__What is expected__
Pull out every line below holding the word "source".

__Recorded information__
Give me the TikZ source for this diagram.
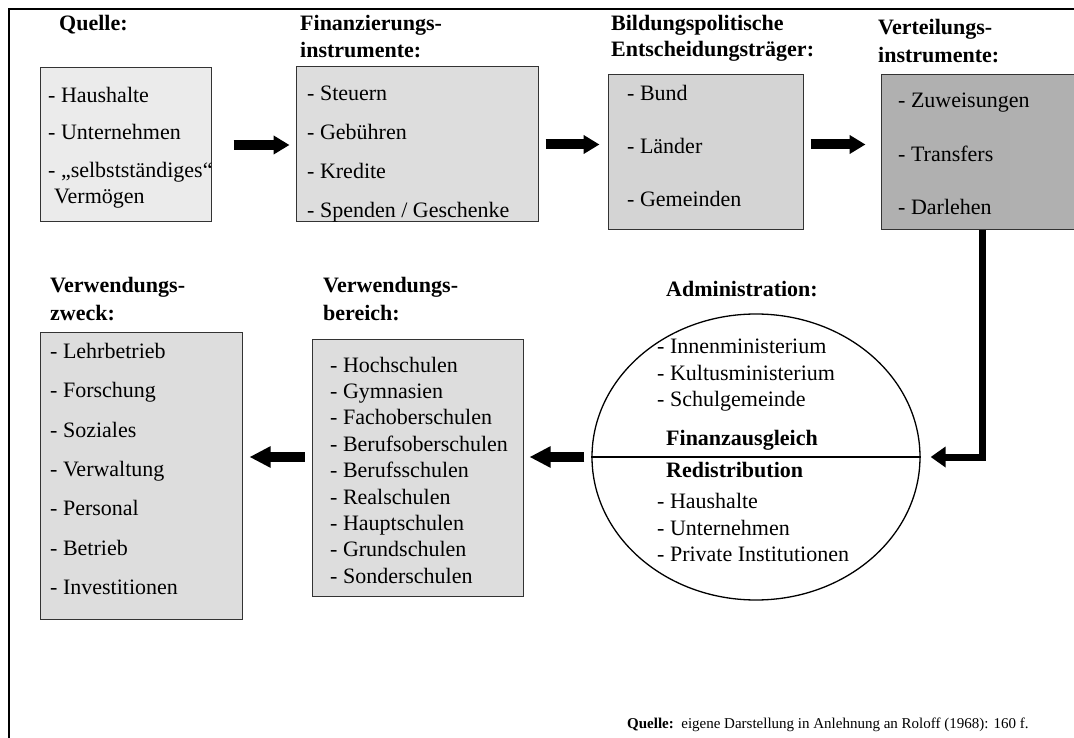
\documentclass[tikz,border=0pt]{standalone}
\usepackage{fontspec}
\setmainfont{Liberation Serif}
\usetikzlibrary{arrows.meta,shapes.geometric}
\definecolor{fillA}{HTML}{EBEBEB}
\definecolor{fillB}{HTML}{DDDDDD}
\definecolor{fillC}{HTML}{D4D4D4}
\definecolor{fillD}{HTML}{B0B0B0}
\definecolor{edge}{HTML}{333333}
\tikzset{
  box/.style={draw=edge, line width=1pt, rectangle, inner sep=0pt},
  txt/.style={anchor=base west, inner sep=0pt, font=\fontsize{22}{26}\selectfont},
  head/.style={txt, font=\fontsize{22}{26}\selectfont\bfseries},
  fatarrow/.style={line width=10pt, -{Triangle[width=18pt,length=16pt]}},
  lowarrow/.style={line width=10pt, -{Triangle[width=20pt,length=21pt]}},
  feed/.style={line width=7pt, line join=miter, -{Triangle[width=20pt,length=15pt]}}
}
\begin{document}
\begin{tikzpicture}[x=1pt,y=-1pt]
\clip (0,0) rectangle (1074,738);
\useasboundingbox (0,0) rectangle (1074,738);
% outer frame
\draw[line width=2pt] (9,760) -- (9,9) -- (1090,9);

% headings
\node[head] (h1)  at (59,31) {Quelle:};
\node[head] (h2a) at (300,31) {Finanzierungs-};
\node[head] (h2b) at (300,58) {instrumente:};
\node[head] (h3a) at (611,31) {Bildungspolitische};
\node[head] (h3b) at (611,57) {Entscheidungsträger:};
\node[head] (h4a) at (878,35) {Verteilungs-};
\node[head] (h4b) at (878,63) {instrumente:};
\node[head] (h5a) at (50,293) {Verwendungs-};
\node[head] (h5b) at (50,320) {zweck:};
\node[head] (h6a) at (323,293) {Verwendungs-};
\node[head] (h6b) at (323,320) {bereich:};
\node[head] (h7)  at (666,297) {Administration:};

% boxes
\node[box, fill=fillA, minimum width=171pt, minimum height=154pt] (b1) at (125.5,145) {};
\node[box, fill=fillB, minimum width=242pt, minimum height=155pt] (b2) at (417,144.5) {};
\node[box, fill=fillC, minimum width=195pt, minimum height=155pt] (b3) at (705.5,152.5) {};
\node[box, fill=fillD, minimum width=202pt, minimum height=155pt] (b4) at (982,152.5) {};
\node[box, fill=fillB, minimum width=202pt, minimum height=287pt] (b5) at (141,475.5) {};
\node[box, fill=fillB, minimum width=211pt, minimum height=257pt] (b6) at (417.5,467.5) {};
\node[draw, line width=1.3pt, ellipse, fill=white, inner sep=0pt,
      minimum width=328pt, minimum height=286pt] (ell) at (756,457) {};
\draw[line width=2pt] (ell.west) -- (ell.east);

% box contents
\node[txt] (q1) at (48,103) {- Haushalte};
\node[txt] (q2) at (48,140) {- Unternehmen};
\node[txt] (q3) at (48,178) {- „selbstständiges“};
\node[txt] (q4) at (54,204) {Vermögen};

\node[txt] (f1) at (307,101) {- Steuern};
\node[txt] (f2) at (307,140) {- Gebühren};
\node[txt] (f3) at (307,179) {- Kredite};
\node[txt] (f4) at (307,218) {- Spenden / Geschenke};

\node[txt] (e1) at (627,101) {- Bund};
\node[txt] (e2) at (627,154) {- Länder};
\node[txt] (e3) at (627,207) {- Gemeinden};

\node[txt] (v1) at (898,108) {- Zuweisungen};
\node[txt] (v2) at (898,162) {- Transfers};
\node[txt] (v3) at (898,215) {- Darlehen};

\node[txt] (z1) at (50,358) {- Lehrbetrieb};
\node[txt] (z2) at (50,397) {- Forschung};
\node[txt] (z3) at (50,437) {- Soziales};
\node[txt] (z4) at (50,476) {- Verwaltung};
\node[txt] (z5) at (50,515) {- Personal};
\node[txt] (z6) at (50,555) {- Betrieb};
\node[txt] (z7) at (50,594) {- Investitionen};

\node[txt] (r1) at (330,372) {- Hochschulen};
\node[txt] (r2) at (330,398.4) {- Gymnasien};
\node[txt] (r3) at (330,424.8) {- Fachoberschulen};
\node[txt] (r4) at (330,451.2) {- Berufsoberschulen};
\node[txt] (r5) at (330,477.6) {- Berufsschulen};
\node[txt] (r6) at (330,504) {- Realschulen};
\node[txt] (r7) at (330,530.4) {- Hauptschulen};
\node[txt] (r8) at (330,556.8) {- Grundschulen};
\node[txt] (r9) at (330,583) {- Sonderschulen};

\node[txt] (a1) at (657,353) {- Innenministerium};
\node[txt] (a2) at (657,380) {- Kultusministerium};
\node[txt] (a3) at (657,406) {- Schulgemeinde};
\node[head] (a4) at (666,445) {Finanzausgleich};
\node[head] (a5) at (666,477) {Redistribution};
\node[txt] (a6) at (657,508) {- Haushalte};
\node[txt] (a7) at (657,535) {- Unternehmen};
\node[txt] (a8) at (657,561) {- Private Institutionen};

% flow arrows
\draw[fatarrow] ([xshift=22pt]b1.east) -- ([xshift=-6pt]b2.west |- b1.east);
\draw[fatarrow] ([xshift=7pt]b2.east) -- ([xshift=-8pt]b3.west |- b2.east);
\draw[fatarrow] ([xshift=7pt]b3.east |- b2.east) -- ([xshift=-15pt]b4.west |- b2.east);
\draw[feed] (b4.south) |- ([xshift=10pt]ell.east);
\draw[lowarrow] ([xshift=-7pt]ell.west) -- ([xshift=6pt]b6.east |- ell.west);
\draw[lowarrow] ([xshift=-7pt]b6.west |- ell.west) -- ([xshift=7pt]b5.east |- ell.west);

% source note
\node[txt, font=\fontsize{15}{18}\selectfont] (src) at (627,728)
  {\textbf{Quelle:}\ \ eigene Darstellung in Anlehnung an Roloff (1968): 160 f.};
\end{tikzpicture}
\end{document}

__Result of this task__
Give me the TikZ source for this diagram.
% source note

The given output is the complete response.